There is an arc to platonic life. As kids, your life revolves around friends. Every waking moment is consumed with how to fit them into every facet of your life. They define your life. Unknown to you, they are teaching you life lessons about relationships.
In the blink of an eye, you graduate from high school promising to stay in touch forever. It is a lie, but one told with the best of intentions. Soon, your life will enter a new stage. The pain and pride of transition is paramount. Again, you are being prepped for the next phase of your life.
From here, college, military or work... you make new friends. You become more focused on relationships.
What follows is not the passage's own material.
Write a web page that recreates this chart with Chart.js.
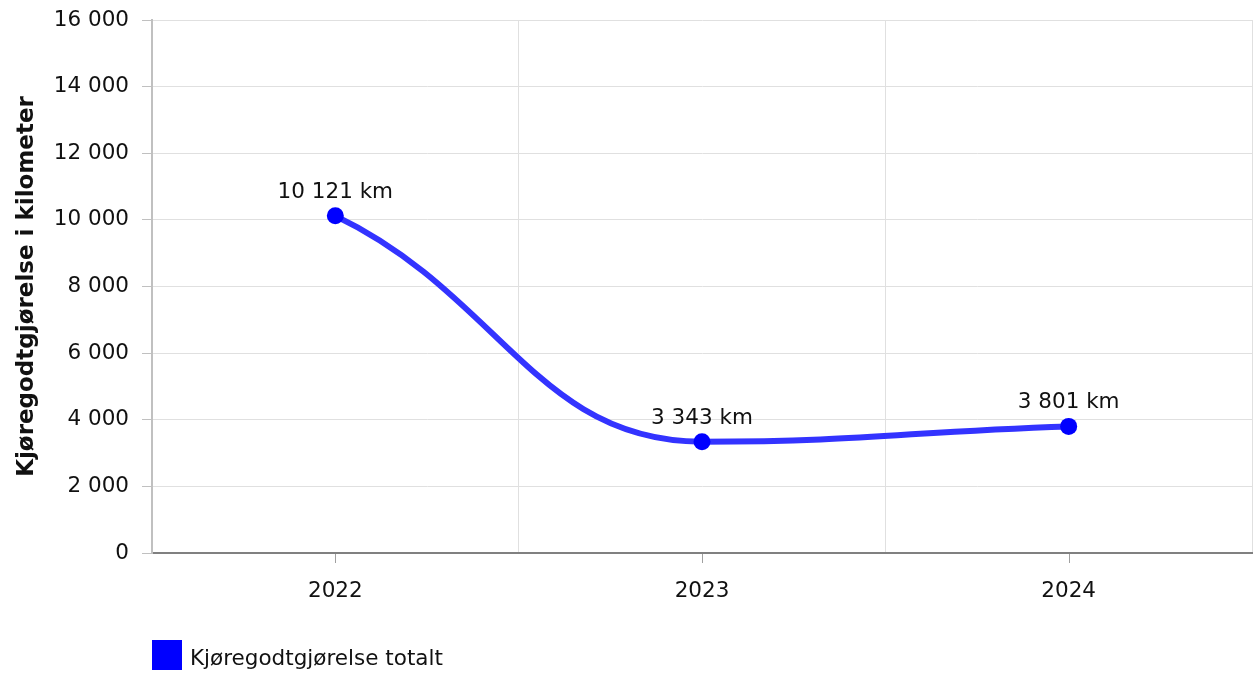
<!DOCTYPE html>
<html>
<head>
<meta charset="utf-8">
<script src="https://cdn.jsdelivr.net/npm/chart.js@4/dist/chart.umd.min.js"></script>
<style>
  html, body { margin: 0; padding: 0; background: #fff; }
  #chart { display: block; }
</style>
</head>
<body>
<canvas id="chart" width="1253" height="673"></canvas>
<script>
// --- data ---
const years = ['2022', '2023', '2024'];
const kmTotal = [10121, 3343, 3801];
const seriesName = 'Kjøregodtgjørelse totalt';
const yTitle = 'Kjøregodtgjørelse i kilometer';
const yMin = 0;
const yMax = 16000;
const yStep = 2000;

const FONT = "'DejaVu Sans', Verdana, sans-serif";
const FONT_SIZE = 21.5;
const LINE_COLOR = '#3333ff';
const POINT_COLOR = '#0000ff';
const AXIS_GREY = '#a0a0a0';
const GRID_GREY = '#e0e0e0';

// 10121 -> "10 121"
function fmt(v) {
  return String(Math.round(v)).replace(/\B(?=(\d{3})+(?!\d))/g, ' ');
}

// smooth curve: flat at local turns, softened start/end
const splinePlugin = {
  id: 'spline',
  beforeDatasetDraw(chart, args) {
    const meta = args.meta;
    const line = meta.dataset;
    if (!line) return;
    if (line.updateControlPoints) line.updateControlPoints(chart.chartArea, 'x');
    const pts = meta.data;
    const kx = 0.45, kyEnd = 0.35;
    pts.forEach((p, i) => {
      const prev = pts[i - 1], next = pts[i + 1];
      p.cp1x = p.x; p.cp1y = p.y; p.cp2x = p.x; p.cp2y = p.y;
      if (!prev && next) {
        p.cp2x = p.x + kx * (next.x - p.x);
        p.cp2y = p.y + kyEnd * (next.y - p.y);
        return;
      }
      if (prev && !next) {
        p.cp1x = p.x - kx * (p.x - prev.x);
        p.cp1y = p.y - kyEnd * (p.y - prev.y);
        return;
      }
      if (!prev || !next) return;
      let lx = p.x - kx * (p.x - prev.x), ly = p.y - kx * (p.y - prev.y);
      let rx = p.x + kx * (next.x - p.x), ry = p.y + kx * (next.y - p.y);
      if (rx !== lx) {
        const corr = ((ry - ly) * (rx - p.x)) / (rx - lx) + p.y - ry;
        ly += corr; ry += corr;
      }
      if (ly > prev.y && ly > p.y) { ly = Math.max(prev.y, p.y); ry = 2 * p.y - ly; }
      else if (ly < prev.y && ly < p.y) { ly = Math.min(prev.y, p.y); ry = 2 * p.y - ly; }
      if (ry > next.y && ry > p.y) { ry = Math.max(next.y, p.y); ly = 2 * p.y - ry; }
      else if (ry < next.y && ry < p.y) { ry = Math.min(next.y, p.y); ly = 2 * p.y - ry; }
      p.cp1x = lx; p.cp1y = ly; p.cp2x = rx; p.cp2y = ry;
    });
    line._path = undefined;
  }
};

// small tick marks under each category
const categoryTicks = {
  id: 'categoryTicks',
  afterDraw(chart) {
    const xs = chart.scales.x;
    const ctx = chart.ctx;
    ctx.save();
    ctx.strokeStyle = AXIS_GREY;
    ctx.lineWidth = 1;
    years.forEach((y, i) => {
      const px = Math.round(xs.getPixelForValue(i)) + 0.5;
      ctx.beginPath();
      ctx.moveTo(px, xs.top + 1);
      ctx.lineTo(px, xs.top + 10);
      ctx.stroke();
    });
    ctx.restore();
  }
};

// value labels above each point
const valueLabels = {
  id: 'valueLabels',
  afterDatasetsDraw(chart) {
    const ctx = chart.ctx;
    const meta = chart.getDatasetMeta(0);
    ctx.save();
    ctx.font = FONT_SIZE + 'px ' + FONT;
    ctx.fillStyle = '#111';
    ctx.textAlign = 'center';
    ctx.textBaseline = 'alphabetic';
    meta.data.forEach((pt, i) => {
      ctx.fillText(fmt(kmTotal[i]) + ' km', pt.x, pt.y - 18);
    });
    ctx.restore();
  }
};

// legend in the bottom left, lined up with the plot
const bottomLegend = {
  id: 'bottomLegend',
  afterDraw(chart) {
    const ctx = chart.ctx;
    const x = chart.chartArea.left;
    const y = chart.height - 33;
    ctx.save();
    ctx.fillStyle = POINT_COLOR;
    ctx.fillRect(x, y, 30, 30);
    ctx.font = FONT_SIZE + 'px ' + FONT;
    ctx.fillStyle = '#111';
    ctx.textAlign = 'left';
    ctx.textBaseline = 'alphabetic';
    ctx.fillText(seriesName, x + 38, y + 25);
    ctx.restore();
  }
};

new Chart(document.getElementById('chart'), {
  type: 'line',
  data: {
    labels: years,
    datasets: [{
      label: seriesName,
      data: kmTotal,
      borderColor: LINE_COLOR,
      borderWidth: 6,
      tension: 0.4,
      fill: false,
      clip: false,
      pointRadius: 8.5,
      pointHoverRadius: 8.5,
      pointBackgroundColor: POINT_COLOR,
      pointBorderWidth: 0
    }]
  },
  options: {
    responsive: false,
    animation: false,
    devicePixelRatio: 1,
    layout: { autoPadding: false, padding: { top: 20, right: 1, left: 0, bottom: 0 } },
    plugins: {
      legend: { display: false },
      tooltip: { enabled: false }
    },
    scales: {
      x: {
        offset: true,
        grid: { offset: true, color: GRID_GREY, drawTicks: false },
        border: { color: '#808080', width: 2 },
        ticks: { color: '#111', font: { family: FONT, size: FONT_SIZE }, padding: 26, maxRotation: 0 },
        afterFit(scale) {
          scale.height = 120;
          scale.paddingLeft = 0;
          scale.paddingRight = 0;
        }
      },
      y: {
        min: yMin,
        max: yMax,
        grid: { color: GRID_GREY, tickColor: '#c0c0c0', tickLength: 10 },
        border: { color: '#c0c0c0', width: 2 },
        ticks: {
          stepSize: yStep,
          color: '#111',
          font: { family: FONT, size: FONT_SIZE },
          padding: 13,
          callback: (v) => fmt(v)
        },
        title: {
          display: true,
          text: yTitle,
          color: '#111',
          font: { family: FONT, size: 23, weight: 'bold' },
          padding: { top: 13, bottom: 0 }
        },
        afterFit(scale) {
          scale.width = 152;
          scale.paddingTop = 0;
          scale.paddingBottom = 0;
        }
      }
    }
  },
  plugins: [splinePlugin, categoryTicks, valueLabels, bottomLegend]
});
</script>
</body>
</html>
The cycle is now about quality not quantity. Here, you become focused on finding love. The search for the one intensifies. As you hunt, friends will be placed on the back burner. No one is at fault here. It is just part of the cycle.
Finally, you settle down. Family becomes your reason for living. Unknown to you though, old friends will occupy the void. These are friends who are slow to find love. They cherish friendship and they are replaced more and more each night. I am one of those friends.
I am bookends holding up "To Kill A Mockingbird." I am a paperweight on Hemingway's manuscripts. I am a match awaiting the duty of striking coals. I am replaceable. I am a moment in time before something great. My moment will come. My platonic arc will crest over the series of fires that is life. When it happens, I will conduct the replacing, but I will do so remembering how it feels.